The peso depreciated 3.5%, becoming the weakest currency of the global session, trading at 17.64 pesos after reaching a high of 17.75 units; meanwhile, the main index of the Mexican Stock Exchange plummeted 5.26%.
Likewise, in the face of risk aversion, the 10-year M-bond rate rose 11 basis points to 9.89%, a level not seen since mid-2022.
The markets fear that the overwhelming victory of the ruling party could lead to changes in the Constitution contrary to the free market.
For example, in economic terms, there are concerns about the autonomy of the Banco de Mexico (with a unique mandate to keep inflation low and stable), and the credit rating of Mexico’s sovereign debt due to the large fiscal deficit of 5.8% expected for this year, with a necessary adjustment for 2025 that will reduce the expectation of economic growth.
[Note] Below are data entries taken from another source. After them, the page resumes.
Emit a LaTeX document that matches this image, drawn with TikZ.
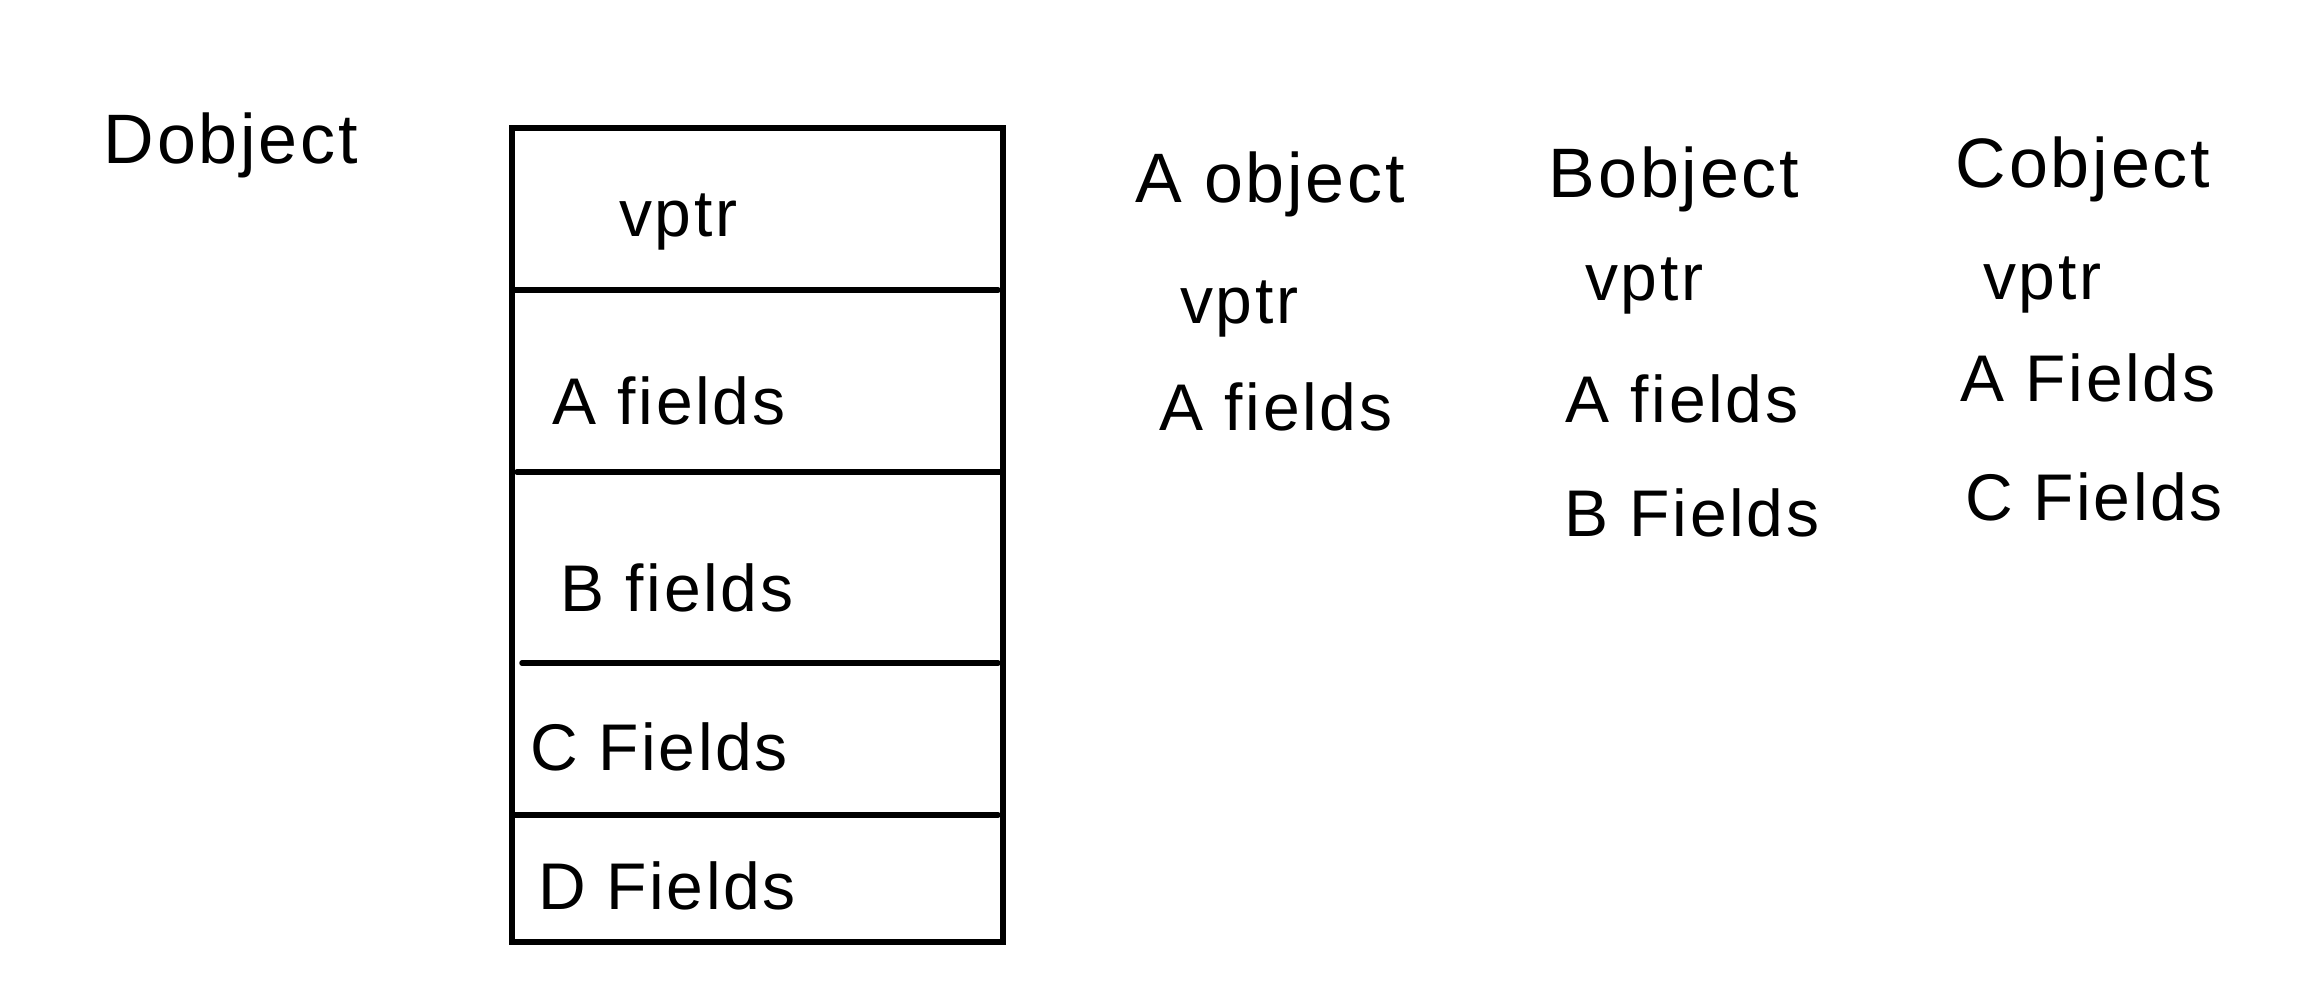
\documentclass[tikz,border=0pt]{standalone}
\usepackage{fontspec}
\setmainfont{Liberation Sans}[LetterSpace=4]
\begin{document}
\begin{tikzpicture}[x=1pt,y=-1pt,
  hand/.style={line width=5.5pt, line cap=round},
  title/.style={font=\fontsize{70}{74}\selectfont, inner sep=0pt, anchor=center},
  field/.style={font=\fontsize{66}{70}\selectfont, inner sep=0pt, anchor=center}]
\useasboundingbox[fill=white] (0,0) rectangle (2300,1005);
% D object layout box
\coordinate (tl) at (512,128);
\coordinate (br) at (1003,942);
\draw[hand] (tl) rectangle (br);
\draw[hand] (514,290) -- (998,290);
\draw[hand] (517,472) -- (1003,472);
\draw[hand] (522,663) -- (998,663);
\draw[hand] (514,815) -- (998,815);
\node[title] (dobj) at (231,145) {Dobject};
\node[field] (dvptr) at (678,222) {vptr};
\node[field] (dA) at (669,401) {A fields};
\node[field] (dB) at (677,588) {B fields};
\node[field] (dC) at (659,747) {C Fields};
\node[field] (dD) at (667,886) {D Fields};
% A object
\node[title] (aobj) at (1270,184) {A object};
\node[field] (avptr) at (1239,309) {vptr};
\node[field] (aA) at (1276,407) {A fields};
% B object
\node[title] (bobj) at (1674,179) {Bobject};
\node[field] (bvptr) at (1644,286) {vptr};
\node[field] (bA) at (1682,399) {A fields};
\node[field] (bB) at (1692,513) {B Fields};
% C object
\node[title] (cobj) at (2083,169) {Cobject};
\node[field] (cvptr) at (2042,285) {vptr};
\node[field] (cA) at (2088,378) {A Fields};
\node[field] (cC) at (2094,497) {C Fields};
\end{tikzpicture}
\end{document}
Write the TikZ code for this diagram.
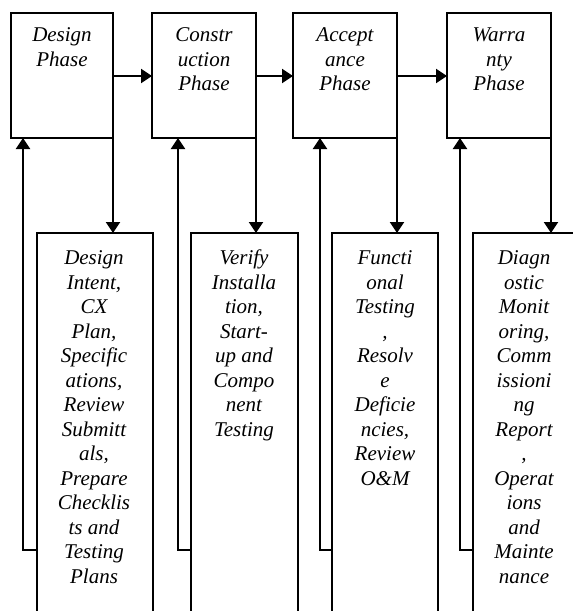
\documentclass[tikz,border=0pt]{standalone}
\usepackage{fontspec}
\setmainfont{Liberation Serif}
\usetikzlibrary{arrows.meta}
\tikzset{
  phasebox/.style={draw=black, line width=1.7pt, inner sep=0pt, outer sep=0pt, minimum height=125pt},
  taskbox/.style={draw=black, line width=1.7pt, inner sep=0pt, outer sep=0pt, minimum height=407pt},
  txt/.style={align=center, inner sep=0pt, anchor=north, font=\fontsize{21}{24.5}\selectfont\itshape},
  arr/.style={line width=2.2pt, -{Triangle[width=14pt,length=11pt]}},
}
\begin{document}
\begin{tikzpicture}[x=1pt,y=-1pt]
\useasboundingbox (0,0) rectangle (573,611);
\clip (0,0) rectangle (573,611);
% phase boxes
\node[phasebox, minimum width=102pt] (p1) at (62,75.5) {};
\node[phasebox, minimum width=104pt] (p2) at (204,75.5) {};
\node[phasebox, minimum width=104pt] (p3) at (345,75.5) {};
\node[phasebox, minimum width=104pt] (p4) at (499,75.5) {};
% task boxes
\node[taskbox, minimum width=116pt] (t1) at (95,436.5) {};
\node[taskbox, minimum width=107pt] (t2) at (244.5,436.5) {};
\node[taskbox, minimum width=106pt] (t3) at (385,436.5) {};
\node[taskbox, minimum width=102pt] (t4) at (524,436.5) {};
% texts
\node[txt] (p1t) at (62,24.5) {\strut Design\\Phase};
\node[txt] (p2t) at (204,24.5) {\strut Constr\\uction\\Phase};
\node[txt] (p3t) at (345,24.5) {\strut Accept\\ance\\Phase};
\node[txt] (p4t) at (499,24.5) {\strut Warra\\nty\\Phase};
\node[txt] (t1t) at (94,247.2) {\strut Design\\Intent,\\CX\\Plan,\\Specific\\ations,\\Review\\Submitt\\als,\\Prepare\\Checklis\\ts and\\Testing\\Plans};
\node[txt] (t2t) at (244,247.2) {\strut Verify\\Installa\\tion,\\Start-\\up and\\Compo\\nent\\Testing};
\node[txt] (t3t) at (385,247.2) {\strut Functi\\onal\\Testing\\,\\Resolv\\e\\Deficie\\ncies,\\Review\\O\&M};
\node[txt] (t4t) at (524,247.2) {\strut Diagn\\ostic\\Monit\\oring,\\Comm\\issioni\\ng\\Report\\,\\Operat\\ions\\and\\Mainte\\nance};
% feedback corners
\coordinate (f1) at (23,550);
\coordinate (f2) at (178,550);
\coordinate (f3) at (320,550);
\coordinate (f4) at (460,550);
% horizontal arrows
\draw[arr] (p1.east |- 0,76) -- (p2.west |- 0,76);
\draw[arr] (p2.east |- 0,76) -- (p3.west |- 0,76);
\draw[arr] (p3.east |- 0,76) -- (p4.west |- 0,76);
% down arrows
\draw[arr] (p1.south east) -- (p1.south east |- t1.north);
\draw[arr] (p2.south east) -- (p2.south east |- t2.north);
\draw[arr] (p3.south east) -- (p3.south east |- t3.north);
\draw[arr] (p4.south east) -- (p4.south east |- t4.north);
% feedback arrows
\draw[arr] (t1.west |- f1) -- (f1) -- (f1 |- p1.south);
\draw[arr] (t2.west |- f2) -- (f2) -- (f2 |- p2.south);
\draw[arr] (t3.west |- f3) -- (f3) -- (f3 |- p3.south);
\draw[arr] (t4.west |- f4) -- (f4) -- (f4 |- p4.south);
\end{tikzpicture}
\end{document}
According to the quick count (PREP) after yesterday’s election in Mexico, and with 75.6% of the votes recorded, the official candidate Claudia Sheinbaum was the winner with 58.66% of the votes, far behind was the opposition candidate Xochitl Gálvez with just over 28% of the total vote.
In the Chamber of Deputies, it is expected that the official party, Morena, and allied parties, will obtain a qualified majority (at least two thirds of the seats).
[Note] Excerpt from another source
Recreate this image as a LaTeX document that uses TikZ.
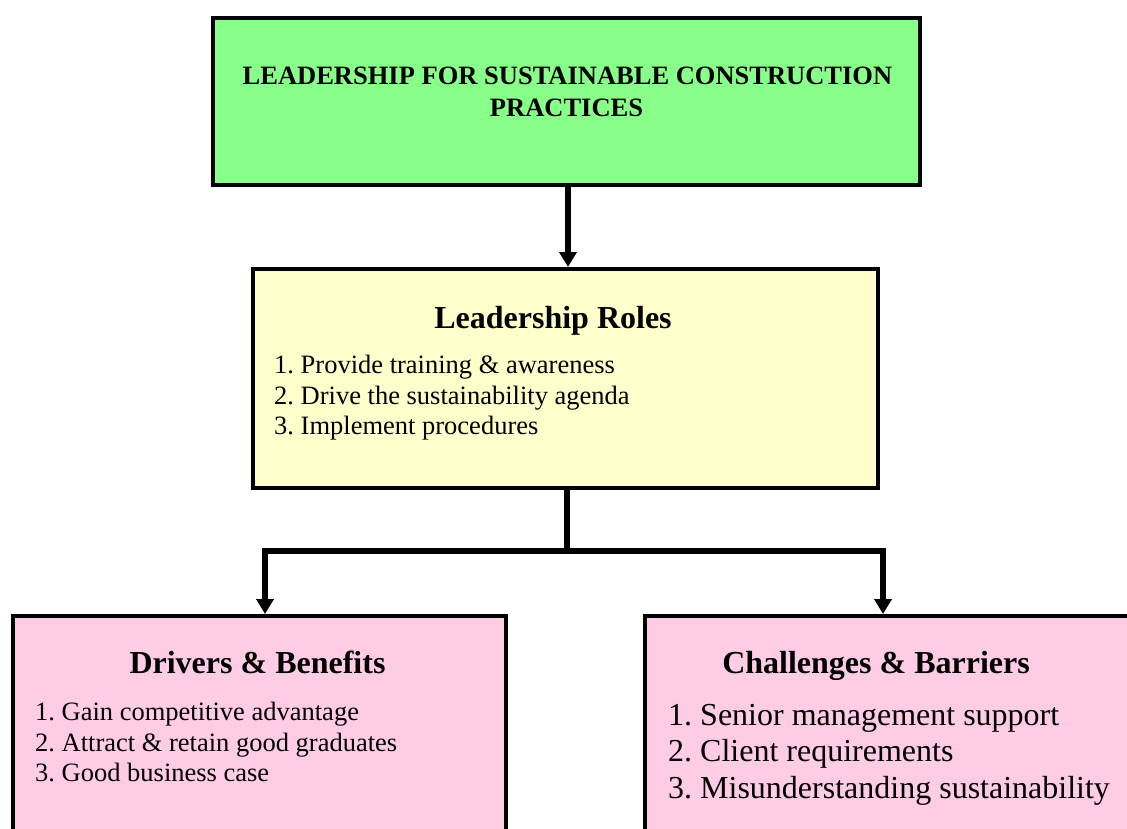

Likewise, in the Senate, it is expected that the official party, Morena and allied parties, will obtain a qualified majority (at least two thirds of the seats), while in the Senate, a simple majority is projected for Morena and its allies (over 50% of the seats, but below the qualified majority).
This opens the door for the new president to make changes to the Constitution, and even to approve the changes proposed by the current president next September when the new legislature takes office.
In economic terms, the autonomy of the Banco de Mexico and the credit rating of Mexico’s sovereign debt are of concern.
It is worth remembering that almost 80% of peso transactions are speculative in nature, so the change in the balance of risks on Mexico affects the exchange rate by making it less attractive as an investment.
Challenges for Sheinbaum
After her victory yesterday, economic analysts have warned that the new president Claudia Sheinbaum will have an adverse scenario at least at the beginning of her term, and will have to face long-term challenges that are structural in the Mexican economy, among them stand out:
Reducing the fiscal deficit, improving water and electric power infrastructure, modifying the business model of the oil company Pemex, increasing GDP per capita, boosting fixed investment of private origin, taking better advantage of the nearshoring opportunity, reducing labor informality and improving the quality of education and health services.
However, given the current government’s proclivity to spend on social programs without worrying about generating investment, economists wonder what room for maneuver the new president will have in the economy to face these challenges.